States fret over 2024 election as threats rise and workers quit

Election administrators called on lawmakers Tuesday to increase federal support ahead of 2024 elections as threats and violence against election workers increase.

One in six election officials have experienced some kind of threat, said Sen. Amy Klobuchar (D-Minn.), chair of the Senate Rules Committee, citing a 2022 poll conducted by the Brennan Center for Justice.

“These dedicated public servants should be able to do their jobs without fear or intimidation,” she said during a hearing of her committee Tuesday afternoon.

Klobuchar said threats to election workers stem in part from disinformation, especially when spread online or through social media.

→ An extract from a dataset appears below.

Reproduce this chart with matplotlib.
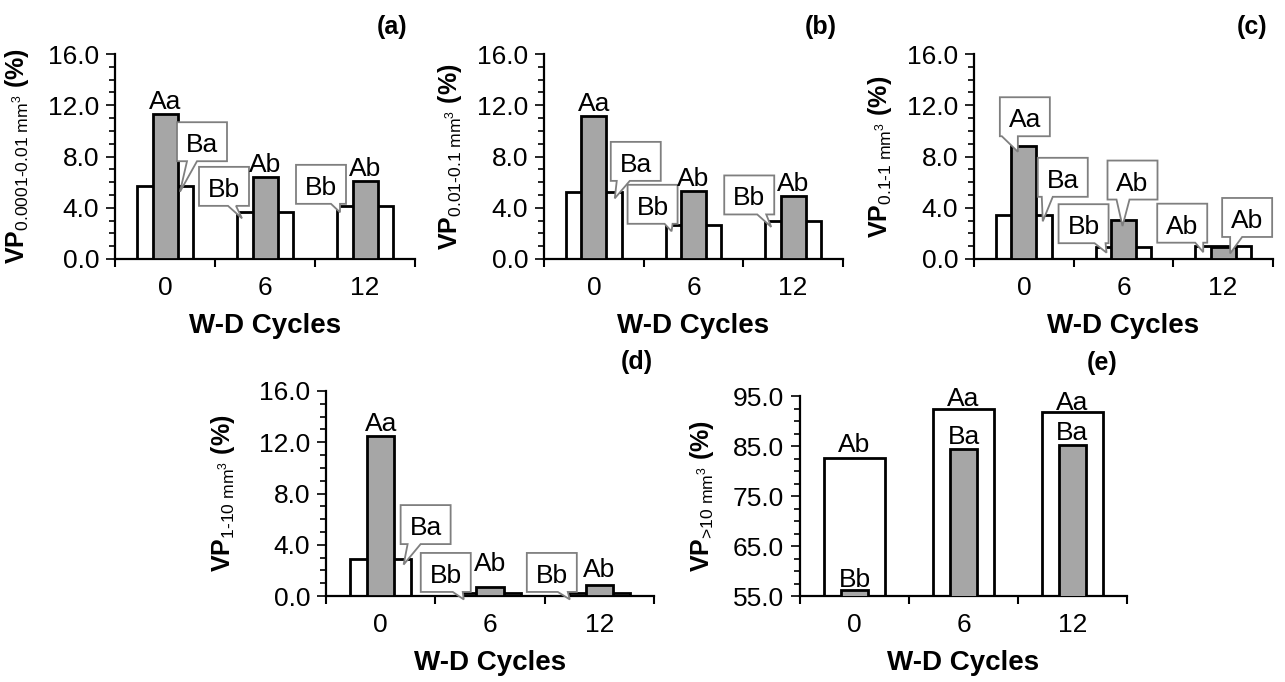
# Pore volume fractions (VP) by pore-size class across wetting-drying cycles.
# Five panels: wide white bars behind narrow grey bars, letters marking significance.

import matplotlib
matplotlib.use('Agg')
import numpy as np
import matplotlib.pyplot as plt
import matplotlib.transforms as mtransforms
from matplotlib.patches import Polygon
from matplotlib.ticker import FixedLocator, FormatStrFormatter

plt.rcParams['font.family'] = ['Liberation Sans', 'DejaVu Sans']
plt.rcParams['mathtext.fontset'] = 'custom'
plt.rcParams['mathtext.rm'] = 'Liberation Sans'
plt.rcParams['mathtext.bf'] = 'Liberation Sans:bold'
plt.rcParams['mathtext.it'] = 'Liberation Sans:italic'

######
# DATA
######
cycles = ['0', '6', '12']

# (a) 0.0001-0.01 mm3
white_a = [5.72, 3.64, 4.11]
grey_a = [11.29, 6.40, 6.11]
white_lab_a = ['Ba', 'Bb', 'Bb']
grey_lab_a = ['Aa', 'Ab', 'Ab']

# (b) 0.01-0.1 mm3
white_b = [5.20, 2.63, 2.97]
grey_b = [11.19, 5.28, 4.89]
white_lab_b = ['Ba', 'Bb', 'Bb']
grey_lab_b = ['Aa', 'Ab', 'Ab']

# (c) 0.1-1 mm3
white_c = [3.41, 0.96, 1.00]
grey_c = [8.84, 3.04, 0.90]
white_lab_c = ['Ba', 'Bb', 'Ab']
grey_lab_c = ['Aa', 'Ab', 'Ab']

# (d) 1-10 mm3
white_d = [2.92, 0.20, 0.20]
grey_d = [12.46, 0.70, 0.89]
white_lab_d = ['Ba', 'Bb', 'Bb']
grey_lab_d = ['Aa', 'Ab', 'Ab']

# (e) >10 mm3
white_e = [82.7, 92.5, 91.8]
grey_e = [56.3, 84.4, 85.3]
white_lab_e = ['Ab', 'Aa', 'Aa']
grey_lab_e = ['Bb', 'Ba', 'Ba']

GREY = '#a6a6a6'
W_PX, H_PX = 1285, 682
FS_TICK = 19
FS_NOTE = 19

fig = plt.figure(figsize=(W_PX / 100, H_PX / 100), dpi=100)


def add_axes_px(left, right, top, bottom):
    # axes rectangle given in pixel positions of the 1285x682 canvas
    return fig.add_axes([left / W_PX, 1 - bottom / H_PX,
                         (right - left) / W_PX, (bottom - top) / H_PX])


def callout(ax, x, y, text, cx, cy, b0, b1, w=50, h=39, depth=6):
    # speech-bubble label; geometry in pixels relative to the tip
    trans = (mtransforms.Affine2D().translate(0, -depth).scale(fig.dpi / 100.0)
             + mtransforms.ScaledTranslation(x, y, ax.transData))
    l, r = cx - w / 2, cx + w / 2
    bt, tp = cy - h / 2, cy + h / 2
    verts = [(l, bt), (cx + b0, bt), (0, 0), (cx + b1, bt),
             (r, bt), (r, tp), (l, tp)]
    ax.add_patch(Polygon(verts, closed=True, transform=trans,
                         facecolor='white', edgecolor='#7f7f7f',
                         linewidth=1.3, zorder=6, clip_on=False))
    ax.text(cx, cy - 1, text, transform=trans, ha='center',
            va='center_baseline', fontsize=FS_NOTE, zorder=7)


def draw_panel(ax, white, grey, yticks, yminor, ylabel, letter,
               letter_xy, ylabel_x, xlabel_y):
    x = list(range(len(cycles)))
    ax.bar(x, white, width=0.56, color='white', edgecolor='black',
           linewidth=2.0, zorder=2)
    ax.bar(x, grey, width=0.25, color=GREY, edgecolor='black',
           linewidth=2.0, zorder=3)

    ax.set_xlim(-0.5, 2.5)
    ax.set_ylim(yticks[0], yticks[-1])
    ax.set_xticks([-0.5, 0.5, 1.5, 2.5])
    ax.set_xticklabels([])
    ax.set_xticks(x, minor=True)
    ax.set_xticklabels(cycles, minor=True)
    ax.tick_params(axis='x', which='major', direction='out', length=6,
                   width=1.5)
    ax.tick_params(axis='x', which='minor', length=0, pad=12,
                   labelsize=FS_TICK)

    ax.yaxis.set_major_locator(FixedLocator(yticks))
    ax.yaxis.set_minor_locator(FixedLocator(yminor))
    ax.yaxis.set_major_formatter(FormatStrFormatter('%.1f'))
    ax.tick_params(axis='y', which='major', direction='out', length=6.5,
                   width=1.2, pad=5, labelsize=FS_TICK)
    ax.tick_params(axis='y', which='minor', direction='out', length=4.5,
                   width=1.2)

    for side in ['top', 'right']:
        ax.spines[side].set_visible(False)
    for side in ['left', 'bottom']:
        ax.spines[side].set_linewidth(1.6)

    ax.set_xlabel('W-D Cycles', fontsize=20, fontweight='bold')
    ax.xaxis.set_label_coords(0.5, xlabel_y)
    ax.set_ylabel(ylabel, fontsize=18, fontweight='bold')
    ax.yaxis.set_label_coords(ylabel_x, 0.5)

    ax.text(letter_xy[0], letter_xy[1], letter, transform=ax.transAxes,
            ha='right', va='center', fontsize=18, fontweight='bold')


def plain_labels(ax, values, labels, gaps):
    for i, (v, lab) in enumerate(zip(values, labels)):
        ax.annotate(lab, (i, v), xytext=(0, gaps[i]),
                    textcoords='offset points', ha='center', va='bottom',
                    fontsize=FS_NOTE, zorder=7)


ticks16 = np.arange(0, 16.1, 4)
minor16 = np.arange(0, 16.1, 1)
ticks95 = np.arange(55, 95.1, 10)
minor95 = np.arange(55, 95.1, 2.5)

########
# PANELS
########
ax_a = add_axes_px(115, 415, 54, 259)
draw_panel(ax_a, white_a, grey_a, ticks16, minor16,
           r'$\mathbf{VP}_{\mathrm{0.0001\text{-}0.01\ mm^3}}$ (%)',
           '(a)', (0.975, 1.13), -0.28, -0.265)
plain_labels(ax_a, grey_a, grey_lab_a, [0, 0, 0])
callout(ax_a, 0 + 0.15, white_a[0], white_lab_a[0], 22, 50, -15, -5)
callout(ax_a, 1 - 0.23, white_a[1], white_lab_a[1], -18, 32, 4, 12)
callout(ax_a, 2 - 0.25, white_a[2], white_lab_a[2], -19, 28, 10, 19)

ax_b = add_axes_px(544, 843, 54, 259)
draw_panel(ax_b, white_b, grey_b, ticks16, minor16,
           r'$\mathbf{VP}_{\mathrm{0.01\text{-}0.1\ mm^3}}$ (%)',
           '(b)', (0.98, 1.13), -0.268, -0.265)
plain_labels(ax_b, grey_b, grey_lab_b, [0, 0, 0])
callout(ax_b, 0 + 0.21, white_b[0], white_lab_b[0], 21, 37, -19, -6)
callout(ax_b, 1 - 0.22, white_b[1], white_lab_b[1], -19, 27, 12, 20)
callout(ax_b, 2 - 0.22, white_b[2], white_lab_b[2], -22, 32, 8, 17)

ax_c = add_axes_px(974, 1273, 54, 259)
draw_panel(ax_c, white_c, grey_c, ticks16, minor16,
           r'$\mathbf{VP}_{\mathrm{0.1\text{-}1\ mm^3}}$ (%)',
           '(c)', (0.98, 1.13), -0.268, -0.265)
callout(ax_c, 0 - 0.06, grey_c[0], grey_lab_c[0], 7, 35, -23, -7)
callout(ax_c, 0 + 0.19, white_c[0], white_lab_c[0], 20, 44, -21, -10)
callout(ax_c, 1 - 0.17, white_c[1], white_lab_c[1], -23, 29, 11, 22)
callout(ax_c, 1 - 0.01, grey_c[1], grey_lab_c[1], 10, 46, -16, -3)
callout(ax_c, 2 - 0.20, white_c[2], white_lab_c[2], -21, 29, 13, 21)
callout(ax_c, 2 + 0.07, grey_c[2], grey_lab_c[2], 17, 36, -17, -5)

ax_d = add_axes_px(326, 654, 391, 596)
draw_panel(ax_d, white_d, grey_d, ticks16, minor16,
           r'$\mathbf{VP}_{\mathrm{1\text{-}10\ mm^3}}$ (%)',
           '(d)', (0.997, 1.14), -0.271, -0.265)
plain_labels(ax_d, grey_d, grey_lab_d, [0, 8, 2])
callout(ax_d, 0 + 0.21, white_d[0], white_lab_d[0], 22, 40, -18, -5)
callout(ax_d, 1 - 0.24, white_d[1], white_lab_d[1], -18, 27, 7, 17)
callout(ax_d, 2 - 0.27, white_d[2], white_lab_d[2], -18, 27, 6, 16)

ax_e = add_axes_px(800, 1127, 396, 596)
draw_panel(ax_e, white_e, grey_e, ticks95, minor95,
           r'$\mathbf{VP}_{\mathrm{\text{>10}\ mm^3}}$ (%)',
           '(e)', (0.97, 1.165), -0.257, -0.27)
plain_labels(ax_e, white_e, white_lab_e, [0, -2, -2])
plain_labels(ax_e, grey_e, grey_lab_e, [-2, 0, 0])

fig.savefig('out.png', dpi=100)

“In the face of these challenges, it is important as ever that we continue to support election officials as they do their jobs to uphold our democracy,” Klobuchar said.

New Mexico Secretary of State Maggie Toulouse Oliver told lawmakers that she’s seen a rise in election misinformation since 2020, increasing election distrust.

“Election administrators then bear the associated burdens of frivolous lawsuits, excessively burdensome public information requests, disruptive voters and poll workers and outright threats and harassment,” Toulouse Oliver said.

Sen. Alex Padilla (D-Calif.) said threats toward election workers are a “consequence of the Big Lie,” referring to former President Trump’s claims that the 2020 presidential election was stolen from him.

“It’s not just a matter of capacity that’s being lost as a result, but the tremendous talent and experience that’s lost while threats and challenges to our elections are only on the increase,” he added.

Toulouse Oliver said that updated policies and procedures, such as not publicly disclosing election workers’ home addresses, can help solve some security concerns, but that many states lack funding to upgrade physical safety and cybersecurity measures.

“The federal government can help states and their election administrators by providing consistent funding streams,” Toulouse Oliver said.

President Biden’s recently proposed budget for fiscal 2024 includes $5 billion in new election assistance funding that would be allocated over 10 years. However, Republicans are seeking spending cuts, and it’s unclear if election support could face the GOP chopping block.

Rising violence and threats have contributed to many poll workers leaving their positions. Thirty percent of officials surveyed by the Brennan Center knew of one or more election workers who left at least in part because of safety concerns, increased threats or other intimidation.

Ranking member Sen. Deb Fischer (R-Neb.) said challenges to election integrity have increased due to cybersecurity issues and distrust from foreign and domestic adversaries.

“As these new issues arise, states are still tasked with the important work of recruiting, training and retaining poll workers,” Fischer said. “This has become more difficult in recent years as many of the most dedicated election workers and volunteers have retired.”

Robert Evnen, Nebraska’s secretary of state, told lawmakers the state has responded to “heightened interest” in elections and the need to attract more election officials by increasing outreach to encourage residents to become poll workers or observers on Election Day.

“And what we find is that as they become more familiar with the process itself, their confidence in the integrity of the process grows,” Evnen said. “I think it’s very important that we recognize their work, and that we express appreciation and gratitude to them for it.”